Savageduck says...
> ...or it was just a stain impressed on the fabric when
> the shroud was wrapped around the corpse, which might
> have been prepared with a liberal use of fragrant oils
> and/or other exotic potions used in funeral customs of
> the time.
It can't be that, or any other method involving wrapping or
draping the cloth. Any image produced in that way would not
look normal when the cloth is laid out flat. And the image
on the shroud is coherent, normal and undistorted when the
cloth is laid out flat.
Think of it this way. If you lie down on your back and lay
cloth over your face, any contact-based image would contain
a side view of your ears. And when you lay that cloth out
flat, your ears, as seen from the side, would apprear on the
cloth way out to the side of the front of your face.

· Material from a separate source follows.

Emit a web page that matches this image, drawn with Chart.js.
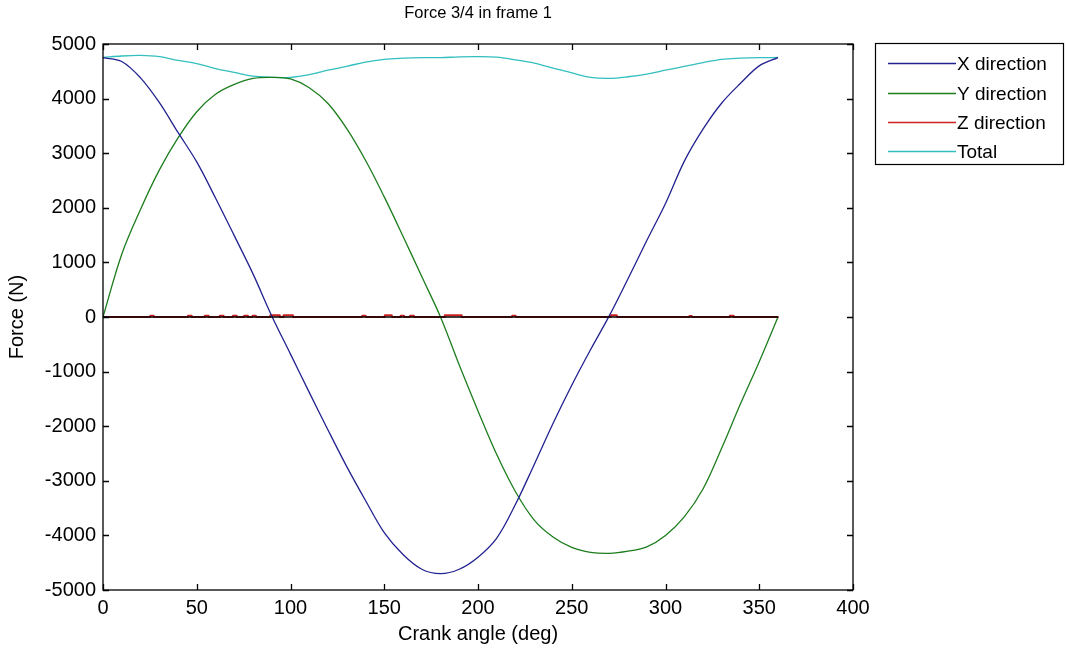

It
would look really goofy. But there isn't a hint of that
kind of thing in the shroud image. There is no image of the
ears, or the side of the face at all, except as it would be
seen from the front. The cloth just couldn't have been
wrapped or draped when the image was made.
So we have a three-dimensional body/object, and an
essentially perfect two-dimensional image of it on the
cloth, and we know the cloth must have been laid out flat
when the image was created. As I said in another post, I
only know of two non-miraculous ways of doing that - draw
it, or photograph it.
> Why do so many want this hoax to be a miracle?
I don't know. Even believers must know that most relics are
fakes. And, you know, the church has never actually claimed
it was genuine. But clearly a lot of people still insist on
the miraculous explanation, and if carbon dating says the
linen only goes back to the 1300's, then it just must be
wrong.
The only potentially nearly-miraculous thing I see in the
shroud is the possibility that photography actually might
go back to the 1500's, which I think would be pretty awesome.